Сотни тысяч погибших
Но в 1917 году спокойную жизнь монастыря разрушила грозная буря. Большевистская революция докатилась и сюда. Уже в 1920 году в зданиях монастыря, откуда изгнали монахов, был устроен лагерь принудительных работ, предназначенный для врагов народа. Первый остров огромного архипелага ГУЛАГ появился на земле, священной для всей России, и здесь погибли десятки тысяч невинных жертв коммунистического произвола и насилия. Крестьяне, ученые, рабочие, актеры, коммунистические лидеры, писатели, национальные меньшинства — представители всех классов без исключения попали в сеть сталинской теории об обострении классовой борьбы на пути к коммунистическому раю.

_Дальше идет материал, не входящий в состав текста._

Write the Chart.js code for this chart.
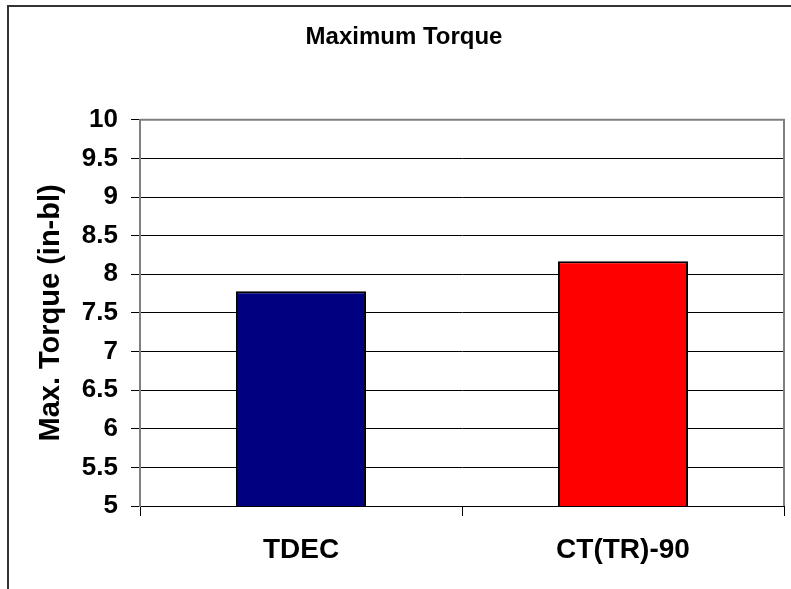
<!DOCTYPE html>
<html>
<head>
<meta charset="utf-8">
<script src="https://cdn.jsdelivr.net/npm/chart.js@4"></script>
<style>
  body { margin: 0; background: #fff; }
  #wrap { width: 791px; height: 589px; position: relative; }
</style>
</head>
<body>
<div id="wrap"><canvas id="torqueChart"></canvas></div>
<script>
// Values
const categories = ["TDEC", "CT(TR)-90"];
const maxTorque = [7.78, 8.17];
const barColors = ["#000080", "#FF0000"];
const yTicks = [5, 5.5, 6, 6.5, 7, 7.5, 8, 8.5, 9, 9.5, 10];

const FONT = "'Liberation Sans', Arial, sans-serif";

// Excel style frame: outer chart border plus gray plot area border on top/right
const framePlugin = {
  id: "frame",
  afterDraw(chart) {
    const ctx = chart.ctx;
    const a = chart.chartArea;
    ctx.save();
    ctx.strokeStyle = "#808080";
    ctx.lineWidth = 2;
    ctx.beginPath();
    ctx.moveTo(a.left, a.top);
    ctx.lineTo(a.right, a.top);
    ctx.lineTo(a.right, a.bottom);
    ctx.stroke();

    ctx.strokeStyle = "#333";
    ctx.beginPath();
    ctx.moveTo(8, chart.height);
    ctx.lineTo(8, 6);
    ctx.lineTo(chart.width, 6);
    ctx.stroke();
    ctx.restore();
  },
};

new Chart("torqueChart", {
  type: "bar",
  data: {
    labels: categories,
    datasets: [
      {
        label: "Max. Torque",
        data: maxTorque,
        backgroundColor: barColors,
        borderColor: "#000",
        borderWidth: 2,
        categoryPercentage: 1,
        barPercentage: 0.404,
      },
    ],
  },
  options: {
    responsive: true,
    maintainAspectRatio: false,
    animation: false,
    layout: { padding: { left: 24, right: 7, top: 0, bottom: 0 } },
    plugins: {
      legend: { display: false },
      tooltip: { enabled: false },
      title: {
        display: true,
        text: "Maximum Torque",
        color: "#000",
        font: { family: FONT, size: 24, weight: "bold" },
        padding: { top: 23, bottom: 68 },
      },
    },
    scales: {
      x: {
        grid: {
          drawOnChartArea: false,
          drawTicks: true,
          tickLength: 10,
          color: "#000",
        },
        border: { color: "#000", width: 1 },
        ticks: {
          color: "#000",
          padding: 17,
          font: { family: FONT, size: 28, weight: "bold" },
        },
        afterFit(scale) {
          scale.height = 83;
        },
      },
      y: {
        min: 5,
        max: 10,
        afterBuildTicks(scale) {
          scale.ticks = yTicks.map((v) => ({ value: v }));
        },
        grid: {
          color: "#000",
          lineWidth: 1,
          tickLength: 9,
        },
        border: { color: "#808080", width: 2 },
        ticks: {
          color: "#000",
          padding: 13,
          font: { family: FONT, size: 26, weight: "bold" },
          callback: (v) => String(v),
        },
        title: {
          display: true,
          text: "Max. Torque (in-bl)",
          color: "#000",
          font: { family: FONT, size: 29, weight: "bold" },
          padding: { top: 10, bottom: 0 },
        },
        afterFit(scale) {
          scale.width = 116;
        },
      },
    },
  },
  plugins: [framePlugin],
});
</script>
</body>
</html>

Но для большинства из них путь к раю закончился в братской могиле посреди болотистых лесов. Концентрационные лагеря постепенно появлялись на всей территории России, образовывая своего рода особое государство в государстве — с гражданами за решеткой и колючей проволокой, у которых не было права на дальнейшую жизнь за рамками рабского труда, уносящего все силы. До сих пор мы точно не знаем, сколько людей погибло в соловецком лагере. По оценкам, сотни тысяч. И братские могилы обнаруживают здесь при любых земляных работах.
Здесь, как и в других местах на севере, до сих пор бок о бок живут потомки надзирателей и потомки заключенных. Сколько воли и решимости нужно для того, чтобы из болот и лесов возник каменный монастырь, чьи белые стены видны издалека, как маяк, указывающий путь заблудшим! И как легко можно превратить монастырь в тюрьму… Достаточно проделать глазок в двери, а из монашеских келий сделать переполненные камеры. Однако обратный процесс несопоставимо труднее.
Освящение воды
Перед монастырем толпится множество паломников. Будет крестный ход — процессия с иконами и крестами, во время которой будет освящаться вода святого озера у стен монастыря. Из ворот выходят монахи в торжественных одеяниях и помощники, несущие иконы и кресты. Быстрым шагом они обходят монастырь против часовой стрелки, как делают буддисты в тысячах километров отсюда, в высоких горах Китая или Монголии.
И так же, как они, бородатые монахи с пленительными глазами и глубокими голосами смеются и подшучивают друг над другом. Сердечный юмор, как подтверждение духовной зрелости и твердой веры в то, что все наши страдания на этом свете имеют смысл.
Монахи улыбаются мне и подшучивают и надо мной тоже, беднягой с запада, который вынужден жить в стране без русской православной веры, без русского кваса, без огурцов и хорошей водки. Мне приходится вкалывать на небольшом пятачке, а рыбу я видел только в консервах. Я тоже смеюсь. Сам над собой, ведь я — потомок Швейка. Они правы, и с этим всем мне придется что-то сделать. У меня есть целый год, пока я опять не вернусь на острова.